With shouts we rose, with gasps and incredulous cries,
With bursts of singing, and silence, and awestruck eyes,
With broken laughter, half tears, we rose from the sod,
With welling tears and with glad lips, whispering, “God.”
Like babes, refreshed from sleep, like children, we rose,
Brimming with deep content, from our dreamless repose.
And, “What do you call it?” asked one. “I thought I was dead.”
“You are,” cried another. “We're all of us dead and flat.”
“I'm alive as a cricket.
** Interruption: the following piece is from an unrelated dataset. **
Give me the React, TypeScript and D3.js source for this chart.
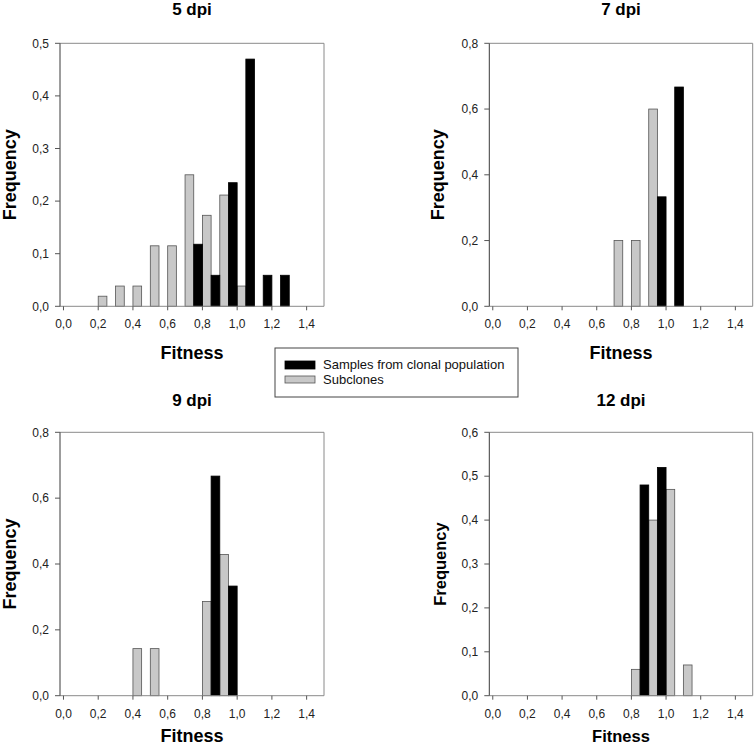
import React from "react";
import * as d3 from "d3";

// ---- Data ----
const binWidth = 0.05;

const sub5Bins = [0.2, 0.3, 0.4, 0.5, 0.6, 0.7, 0.8, 0.9, 1.0];
const sub5Vals = [0.0192, 0.0385, 0.0385, 0.115, 0.115, 0.25, 0.173, 0.2115, 0.0385];
const clo5Bins = [0.75, 0.85, 0.95, 1.05, 1.15, 1.25];
const clo5Vals = [0.118, 0.059, 0.235, 0.47, 0.059, 0.059];

const sub7Bins = [0.7, 0.8, 0.9];
const sub7Vals = [0.2, 0.2, 0.6];
const clo7Bins = [0.95, 1.05];
const clo7Vals = [0.333, 0.667];

const sub9Bins = [0.4, 0.5, 0.8, 0.9];
const sub9Vals = [0.143, 0.143, 0.286, 0.429];
const clo9Bins = [0.85, 0.95];
const clo9Vals = [0.667, 0.333];

const sub12Bins = [0.8, 0.9, 1.0, 1.1];
const sub12Vals = [0.06, 0.4, 0.47, 0.07];
const clo12Bins = [0.85, 0.95];
const clo12Vals = [0.48, 0.52];

const xTicks = [0, 0.2, 0.4, 0.6, 0.8, 1.0, 1.2, 1.4];
const yTicks5 = [0, 0.1, 0.2, 0.3, 0.4, 0.5];
const yTicks7 = [0, 0.2, 0.4, 0.6, 0.8];
const yTicks9 = [0, 0.2, 0.4, 0.6, 0.8];
const yTicks12 = [0, 0.1, 0.2, 0.3, 0.4, 0.5, 0.6];

const titles = ["5 dpi", "7 dpi", "9 dpi", "12 dpi"];
const legendLabels = ["Samples from clonal population", "Subclones"];

const FONT = "'Liberation Sans', Arial, sans-serif";
const GRAY_FILL = "#c8c8c8";
const GRAY_STROKE = "#555";

const fmt = (v: number) => d3.format(".1f")(v).replace(".", ",");

type PanelProps = {
  title: string;
  left: number;
  top: number;
  width: number;
  height: number;
  yMax: number;
  yTicks: number[];
  subBins: number[];
  subVals: number[];
  cloBins: number[];
  cloVals: number[];
  titleY: number;
  fitY: number;
  freqX: number;
  labelSize: number;
};

function Panel(p: PanelProps) {
  const x = d3.scaleLinear().domain([-0.02, 1.5]).range([p.left, p.left + p.width]);
  const y = d3.scaleLinear().domain([0, p.yMax]).range([p.top + p.height, p.top]);
  const bottom = p.top + p.height;
  const right = p.left + p.width;
  const cx = p.left + p.width / 2;
  const cy = p.top + p.height / 2;
  return (
    <g>
      <text x={cx} y={p.titleY} textAnchor="middle" fontFamily={FONT} fontWeight="bold" fontSize={17}>
        {p.title}
      </text>
      {/* frame */}
      <line x1={p.left} x2={right} y1={p.top} y2={p.top} stroke="#8a8a8a" strokeWidth={1} />
      <line x1={right} x2={right} y1={p.top} y2={bottom} stroke="#8a8a8a" strokeWidth={1} />
      {/* bars */}
      {p.subBins.map((b, i) => (
        <rect
          key={"s" + i}
          x={x(b)}
          y={y(p.subVals[i])}
          width={x(b + binWidth) - x(b)}
          height={y(0) - y(p.subVals[i])}
          fill={GRAY_FILL}
          stroke={GRAY_STROKE}
          strokeWidth={0.8}
        />
      ))}
      {p.cloBins.map((b, i) => (
        <rect
          key={"c" + i}
          x={x(b)}
          y={y(p.cloVals[i])}
          width={x(b + binWidth) - x(b)}
          height={y(0) - y(p.cloVals[i])}
          fill="#000"
          stroke="#000"
          strokeWidth={0.8}
        />
      ))}
      <line x1={p.left} x2={right} y1={bottom} y2={bottom} stroke="#8a8a8a" strokeWidth={1} />
      <line x1={p.left} x2={p.left} y1={p.top} y2={bottom} stroke="#3a3a3a" strokeWidth={1} />
      {/* x ticks */}
      {xTicks.map((t) => (
        <g key={"x" + t}>
          <line x1={x(t)} x2={x(t)} y1={bottom} y2={bottom + 4} stroke="#555" strokeWidth={1} />
          <text x={x(t)} y={bottom + 22} textAnchor="middle" fontFamily={FONT} fontSize={12} fill="#222">
            {fmt(t)}
          </text>
        </g>
      ))}
      {/* y ticks */}
      {p.yTicks.map((t) => (
        <g key={"y" + t}>
          <line x1={p.left - 5} x2={p.left} y1={y(t)} y2={y(t)} stroke="#555" strokeWidth={1} />
          <text x={p.left - 11} y={y(t)} dy="0.35em" textAnchor="end" fontFamily={FONT} fontSize={12} fill="#222">
            {fmt(t)}
          </text>
        </g>
      ))}
      <text x={cx} y={p.fitY} textAnchor="middle" fontFamily={FONT} fontWeight="bold" fontSize={p.labelSize}>
        Fitness
      </text>
      <text
        transform={`translate(${p.freqX},${cy}) rotate(-90)`}
        textAnchor="middle"
        fontFamily={FONT}
        fontWeight="bold"
        fontSize={p.labelSize}
      >
        Frequency
      </text>
    </g>
  );
}

export default function App() {
  const W = 755;
  const H = 751;
  const pw = 264;
  const ph = 263;
  return (
    <svg width={W} height={H} style={{ position: "absolute", left: 0, top: 0, background: "#fff" }}>
      <rect x={0} y={0} width={W} height={H} fill="#fff" />
      <Panel
        title={titles[0]} left={60} top={43.3} width={pw} height={ph} yMax={0.5} yTicks={yTicks5}
        subBins={sub5Bins} subVals={sub5Vals} cloBins={clo5Bins} cloVals={clo5Vals}
        titleY={15} fitY={359} freqX={16} labelSize={18}
      />
      <Panel
        title={titles[1]} left={489.3} top={43.3} width={263.4} height={ph} yMax={0.8} yTicks={yTicks7}
        subBins={sub7Bins} subVals={sub7Vals} cloBins={clo7Bins} cloVals={clo7Vals}
        titleY={15} fitY={359} freqX={444} labelSize={18}
      />
      <Panel
        title={titles[2]} left={60} top={432.3} width={pw} height={263.4} yMax={0.8} yTicks={yTicks9}
        subBins={sub9Bins} subVals={sub9Vals} cloBins={clo9Bins} cloVals={clo9Vals}
        titleY={406} fitY={742} freqX={16} labelSize={18}
      />
      <Panel
        title={titles[3]} left={489.3} top={432.3} width={263.4} height={263.4} yMax={0.6} yTicks={yTicks12}
        subBins={sub12Bins} subVals={sub12Vals} cloBins={clo12Bins} cloVals={clo12Vals}
        titleY={406} fitY={742} freqX={446} labelSize={16.5}
      />
      {/* legend */}
      <g>
        <rect x={275} y={348} width={243} height={49} fill="#fff" stroke="#444" strokeWidth={1} />
        <rect x={285} y={361} width={30} height={8} fill="#000" stroke="#000" strokeWidth={0.8} />
        <rect x={285} y={376} width={30} height={7} fill={GRAY_FILL} stroke={GRAY_STROKE} strokeWidth={0.8} />
        <text x={323} y={369} fontFamily={FONT} fontSize={13} fill="#111">{legendLabels[0]}</text>
        <text x={323} y={384} fontFamily={FONT} fontSize={13} fill="#111">{legendLabels[1]}</text>
      </g>
    </svg>
  );
}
There's something wrong with your head.”
They stretched their limbs and argued it out where they sat.
And over the wide field friend and foe
Spoke of small things, remembering not old woe
Of war and hunger, hatred and fierce words.
They sat and listened to the brooks and birds,
And watched the starlight perish in pale flame,
Wondering what God would look like when He came.
            —Hermann Hagedorn

Ghosts of Vimy Ridge, William Longstaff
Even after rising from the dead, soldiers continue to argue (this time about their perceptions of the resurrection), but now there is no malice or anger in their disputes. Together, the men rise “under the morning star,” one of the names that Christ claims for himself in the last chapter of the prophetic book of Revelation.  As they wait for Christ’s return, the men watch “the starlight perish,” a fulfillment of Christ’s words that in the last days, “the sun shall be darkened, and the moon shall not give her light, and the stars shall fall from heaven,” events that herald his appearance “in the clouds of heaven with power and great glory.”††

Many of Hagedorn’s readers would have been familiar with the prophecies referenced in the poem and would have taken comfort from the hope of resurrection and the return of the Prince of Peace.  War and death will be defeated forever, and in the world to come, men are reconciled with one another and with their God. 
 
Families and loved ones often shared their religious beliefs in headstone inscriptions chosen for the dead of the war.  Captain George Fenwick Hedley Charlton was twenty-four when he was killed near Ypres on October 6, 1916. His younger brother, William Godfrey Charlton, was killed less than two years later on August 26, 1918. With resurrection hope, their parents chose the same inscription to appear on both of their sons’ graves:  

Sleep Lightly, Lad
Thou Art King’s Guard
At Daybreak†††

Poems like “Resurrection” comforted the grief-stricken, for they believed their dead had found rest, their “wild nerves quiet at last” as they awaited the appearance of their God, the morning star.
---------------------------------------------------------------------------

* JC Squire, “The Dilemma,” Herald, 5 June 1915 as cited in Dominic Hibberd and John Onion’s The Winter of the World, Constable & Robinson, 2007, p. 61.
** Quoted in Naina Bajekal, “Silent Night: The Story of the World War I Christmas Truce of 1914, Time, 24 Dec. 2014, time.com/3643889/christmas-truce-1914/, Accessed 8 Dec. 2017.
† Luke 2:10, King James Bible.
†† Matthew 24:29-30, King James Bible.
††† Epitaphs of the Great War, “Lieutenant William Godfrey Charlton,” ep.ita.ph/1169, Accessed 8 Dec.